**Work to be completed**
Skip the pictures. Reproduce all other material exactly.

**Material provided**
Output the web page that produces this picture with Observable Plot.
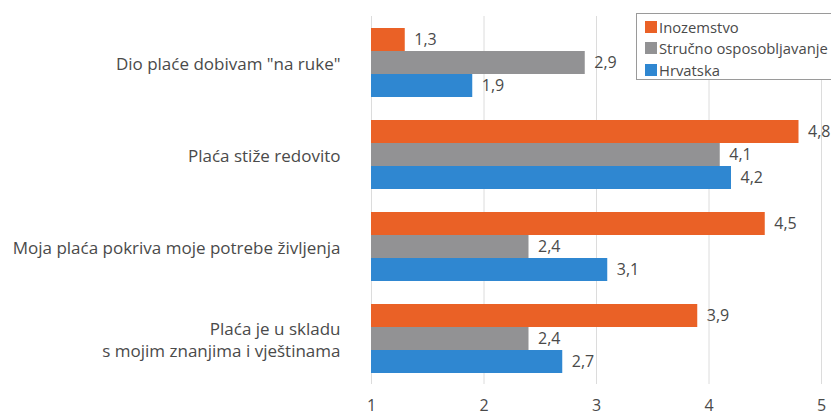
<!DOCTYPE html>
<html>
<head>
<meta charset="utf-8">
<script src="https://cdn.jsdelivr.net/npm/d3@7"></script>
<script src="https://cdn.jsdelivr.net/npm/@observablehq/plot@0.6"></script>
<style>
  html, body { margin: 0; padding: 0; background: #fff; }
  #wrap { position: relative; width: 831px; height: 417px; overflow: hidden; font-family: "Open Sans", sans-serif; }
  #legend { position: absolute; left: 636px; top: 13px; width: 200px; height: 67px; border: 1px solid #9a9a9a; background: #fff; box-sizing: border-box; padding: 2px 0 0 8px; }
  #legend .row { display: flex; align-items: center; height: 21.5px; font-size: 14.8px; color: #4a4a4a; white-space: nowrap; }
  #legend .sw { width: 12px; height: 12px; margin-right: 2px; flex: none; }
</style>
</head>
<body>
<div id="wrap"><div id="chart"></div><div id="legend"></div></div>
<script>
const categories = [
  'Dio plaće dobivam "na ruke"',
  "Plaća stiže redovito",
  "Moja plaća pokriva moje potrebe življenja",
  "Plaća je u skladu\ns mojim znanjima i vještinama"
];
const series = ["Inozemstvo", "Stručno osposobljavanje", "Hrvatska"];
const inozemstvo = [1.3, 4.8, 4.5, 3.9];
const strucno = [2.9, 4.1, 2.4, 2.4];
const hrvatska = [1.9, 4.2, 3.1, 2.7];
const colors = ["#ea6126", "#929294", "#2f87d1"];
const xTicks = [1, 2, 3, 4, 5];

const valuesBySeries = [inozemstvo, strucno, hrvatska];
const data = categories.flatMap((c, i) =>
  series.map((s, j) => ({ cat: c, series: s, key: c + "|" + s, value: valuesBySeries[j][i] }))
);
const yDomain = categories.flatMap((c, i) => [
  ...series.map(s => c + "|" + s),
  ...(i < categories.length - 1 ? ["gap" + i] : [])
]);
const labelRows = data.filter(d => d.series === series[1]);
const fmt = v => String(v).replace(".", ",");

const chart = Plot.plot({
  width: 831,
  height: 417,
  marginLeft: 371,
  marginRight: 10,
  marginTop: 16,
  marginBottom: 33,
  style: { fontFamily: "Open Sans, sans-serif", fontSize: "16px", color: "#4a4a4a", background: "#fff" },
  x: { domain: [1, 5], ticks: xTicks, tickSize: 0, tickPadding: 15, tickFormat: d => String(d), label: null },
  y: { domain: yDomain, axis: null, paddingInner: 0, paddingOuter: 0.5 },
  color: { domain: series, range: colors },
  marks: [
    Plot.ruleX(xTicks, { stroke: "#dcdcdc", strokeWidth: 1 }),
    Plot.barX(data, { x1: 1, x2: "value", y: "key", fill: "series" }),
    Plot.text(data, { x: "value", y: "key", text: d => fmt(d.value), dx: 9, textAnchor: "start", fill: "#4a4a4a", fontSize: 16 }),
    Plot.text(labelRows, { y: "key", text: "cat", frameAnchor: "left", dx: -31, textAnchor: "end", fill: "#4a4a4a", fontSize: 17, lineHeight: 1.3 })
  ]
});
document.getElementById("chart").appendChild(chart);

const legend = document.getElementById("legend");
series.forEach((s, i) => {
  const row = document.createElement("div");
  row.className = "row";
  const sw = document.createElement("span");
  sw.className = "sw";
  sw.style.background = colors[i];
  const t = document.createElement("span");
  t.textContent = s;
  row.appendChild(sw);
  row.appendChild(t);
  legend.appendChild(row);
});
</script>
</body>
</html>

**Answer to the exercise**
Output the web page that produces this picture with Observable Plot.
<!DOCTYPE html>
<html>
<head>
<meta charset="utf-8">
<script src="https://cdn.jsdelivr.net/npm/d3@7"></script>
<script src="https://cdn.jsdelivr.net/npm/@observablehq/plot@0.6"></script>
<style>
  html, body { margin: 0; padding: 0; background: #fff; }
  #wrap { position: relative; width: 831px; height: 417px; overflow: hidden; font-family: "Open Sans", sans-serif; }
  #legend { position: absolute; left: 636px; top: 13px; width: 200px; height: 67px; border: 1px solid #9a9a9a; background: #fff; box-sizing: border-box; padding: 2px 0 0 8px; }
  #legend .row { display: flex; align-items: center; height: 21.5px; font-size: 14.8px; color: #4a4a4a; white-space: nowrap; }
  #legend .sw { width: 12px; height: 12px; margin-right: 2px; flex: none; }
</style>
</head>
<body>
<div id="wrap"><div id="chart"></div><div id="legend"></div></div>
<script>
const categories = [
  'Dio plaće dobivam "na ruke"',
  "Plaća stiže redovito",
  "Moja plaća pokriva moje potrebe življenja",
  "Plaća je u skladu\ns mojim znanjima i vještinama"
];
const series = ["Inozemstvo", "Stručno osposobljavanje", "Hrvatska"];
const inozemstvo = [1.3, 4.8, 4.5, 3.9];
const strucno = [2.9, 4.1, 2.4, 2.4];
const hrvatska = [1.9, 4.2, 3.1, 2.7];
const colors = ["#ea6126", "#929294", "#2f87d1"];
const xTicks = [1, 2, 3, 4, 5];

const valuesBySeries = [inozemstvo, strucno, hrvatska];
const data = categories.flatMap((c, i) =>
  series.map((s, j) => ({ cat: c, series: s, key: c + "|" + s, value: valuesBySeries[j][i] }))
);
const yDomain = categories.flatMap((c, i) => [
  ...series.map(s => c + "|" + s),
  ...(i < categories.length - 1 ? ["gap" + i] : [])
]);
const labelRows = data.filter(d => d.series === series[1]);
const fmt = v => String(v).replace(".", ",");

const chart = Plot.plot({
  width: 831,
  height: 417,
  marginLeft: 371,
  marginRight: 10,
  marginTop: 16,
  marginBottom: 33,
  style: { fontFamily: "Open Sans, sans-serif", fontSize: "16px", color: "#4a4a4a", background: "#fff" },
  x: { domain: [1, 5], ticks: xTicks, tickSize: 0, tickPadding: 15, tickFormat: d => String(d), label: null },
  y: { domain: yDomain, axis: null, paddingInner: 0, paddingOuter: 0.5 },
  color: { domain: series, range: colors },
  marks: [
    Plot.ruleX(xTicks, { stroke: "#dcdcdc", strokeWidth: 1 }),
    Plot.barX(data, { x1: 1, x2: "value", y: "key", fill: "series" }),
    Plot.text(data, { x: "value", y: "key", text: d => fmt(d.value), dx: 9, textAnchor: "start", fill: "#4a4a4a", fontSize: 16 }),
    Plot.text(labelRows, { y: "key", text: "cat", frameAnchor: "left", dx: -31, textAnchor: "end", fill: "#4a4a4a", fontSize: 17, lineHeight: 1.3 })
  ]
});
document.getElementById("chart").appendChild(chart);

const legend = document.getElementById("legend");
series.forEach((s, i) => {
  const row = document.createElement("div");
  row.className = "row";
  const sw = document.createElement("span");
  sw.className = "sw";
  sw.style.background = colors[i];
  const t = document.createElement("span");
  t.textContent = s;
  row.appendChild(sw);
  row.appendChild(t);
  legend.appendChild(row);
});
</script>
</body>
</html>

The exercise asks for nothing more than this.